The effective parameter is the one you "give" to your method when call it, here List<Dog>.
.
Lets take a look at animals.add((T) new Cat()) in doAction(). animals is a list which elements are of type T which is either Dog or Cat, so there is no mistake, since that's the type of the formal parameter.
So that's the reason. It is one of the benefits of using parametrize classes.

Answer 3

Do not expect generics to perform runtime type checking. During compilation, Java performs all the type inference, instantiates all the types, ... and then erases all trace of generic types from the code. At runtime, the type is List, not List< T > or List< Dog >.

The main question, why it allows you to cast new Cat() to type T extends Animal, with only a warning about unchecked conversions, is valid. Certain unsound features of the type system make legalizing such dubious casts necessary.
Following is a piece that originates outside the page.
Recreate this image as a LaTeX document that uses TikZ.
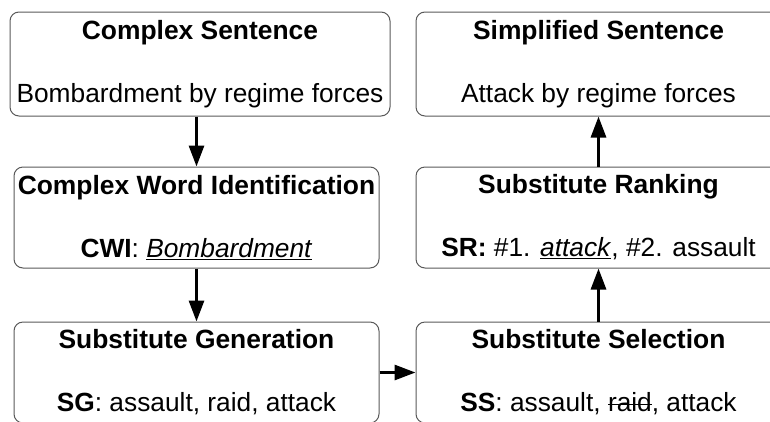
\documentclass[tikz,border=0pt]{standalone}
\usepackage{fontspec}
\setmainfont{Liberation Sans}
\usetikzlibrary{arrows.meta,positioning}

\newcommand\strikeword[1]{\setbox0\hbox{#1}\rlap{\rule[0.26em]{\wd0}{1.2pt}}#1}
\newcommand\stagetitle[1]{{\fontsize{26.4}{30}\selectfont\textbf{#1}}}

\tikzset{
  stage/.style={rectangle,draw=black!65,line width=1pt,rounded corners=9pt,
    minimum width=365pt,minimum height=101pt,align=center,inner sep=0pt,
    font=\fontsize{26.3}{30}\selectfont},
  flow/.style={line width=3pt,-{Triangle[length=21pt,width=15pt]}}
}

\begin{document}
\begin{tikzpicture}[x=1pt,y=1pt,node distance=155pt]
  \useasboundingbox (0,0) rectangle (770,-421);
  \clip (0,0) rectangle (770,-421);

  \node[stage,minimum width=380pt,minimum height=104pt] (complex) at (200,-64)
    {\stagetitle{Complex Sentence}\\[33pt]Bombardment by regime forces};
  \node[stage,xshift=-3.5pt,yshift=1.5pt] (cwi) [below of=complex]
    {\stagetitle{Complex Word Identification}\\[33pt]\textbf{CWI}: \underline{\textit{Bombardment}}};
  \node[stage] (sg) [below of=cwi]
    {\stagetitle{Substitute Generation}\\[33pt]\textbf{SG}: assault, raid, attack};

  \node[stage,xshift=402pt] (ss) at (sg)
    {\stagetitle{Substitute Selection}\\[33pt]\textbf{SS}: assault, \strikeword{raid}, attack};
  \node[stage] (sr) [above of=ss]
    {\stagetitle{Substitute Ranking}\\[33pt]\textbf{SR:} \#1. \underline{\textit{attack}}, \#2. assault};
  \node[stage,minimum height=104pt,yshift=-1.5pt] (simple) [above of=sr]
    {\stagetitle{Simplified Sentence}\\[33pt]Attack by regime forces};

  \draw[flow] (cwi.north |- complex.south) -- (cwi.north);
  \draw[flow] (cwi) -- (sg);
  \draw[flow] (sg) -- (ss);
  \draw[flow] (ss) -- (sr);
  \draw[flow] (sr) -- (simple.south -| sr.north);

\end{tikzpicture}
\end{document}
If you want the compiler to prevent the addition of anything to the list, you should use a wildcard:

public void doAction(List< ? extends Animal > animals) {
    animals.add(new Cat()); // disallowed by compiler
    animals.add((Animal)new Cat()); // disallowed by compiler

    for (Animal animal: animals) {
        if (animal instanceof Cat) {
            ((Cat)animal).meow();
        }
        if (animal instanceof Dog) {
            ((Dog)animal).woof();
        }
    }
}

P.S. The dubious downcasts in the loop body are a perfect example of how lame Java is for disjoint sum (variant) types.

Answer 4

Suffice it to say that there is such a T for which the cast can succeed. As for compiled code, it will be exactly the same as if you wrote animals.add((Animal)new Cat());

Answer 5

This is related to type erasure. The type is not preserved at runtime. Really, List becomes List of Type Object at runtime. This is why you're getting a compiler warning or should be on animals.add((T) new Cat()); At compile time, Cat does extend animal which is of type T. However, it cannot enforce that a Dog is in the list at that time, therefore the compiler warning.

Answer 6

Generics only work for compile time safety. In your case, how can the compiler know that something bad will happen? It assumes your type definitions, and proceeds off of that. To do more would mean much more elaborate work for the compiler, but there are extended static checkers and other tools that could catch this pre-runtime.